The gross value of Australia’s vegetable production grew 13 per cent to A$3.8 in the year ending 30 June 2013, according to the latest Australian Bureau of Statistics report, released Friday.
Potatoes’ gross value grew 10 per cent to A$690m thanks largely to an increase in prices, while tomatoes’ gross value grew 25 per cent to A$439m. Onions and carrots didn’t shape up so well, with a 6 per cent and 10 per cent decrease in gross value respectively.
Leading industry body Ausveg welcomed the news, saying the vegetable industry has proved an important role in contributing to the national economy.

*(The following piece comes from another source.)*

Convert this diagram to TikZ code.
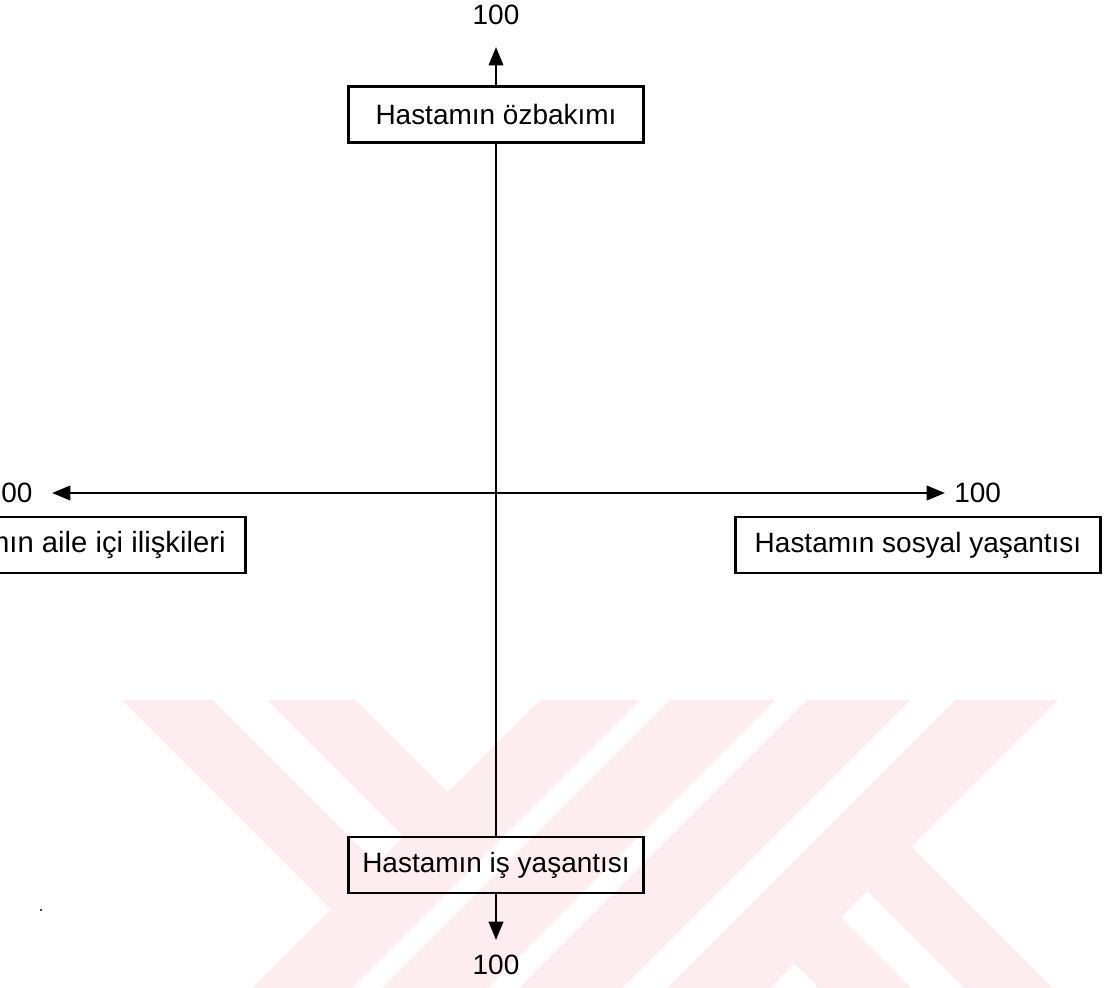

“This increase in growth is significant, especially considering that the gross value of Australia’s vegetable industry from the previous year was approximately A$3.3bn. That’s around a half-a-billion dollar increase in one year,” said Ausveg economist Shaun Muscat in a media release.
“Continued growth is essential, particularly since, despite the best efforts of industry, rising production costs such as electricity, fuel, fertiliser and labour, mean many growers are being squeezed,” added Muscat. “The vegetable industry must remain resilient and continuously explore opportunities to improve returns, by reducing operating costs and improving productivity levels.”
The gross value of Australia crops grew 10 per cent to A$28bn, with demand for canola, wheat and oranges driving the increase.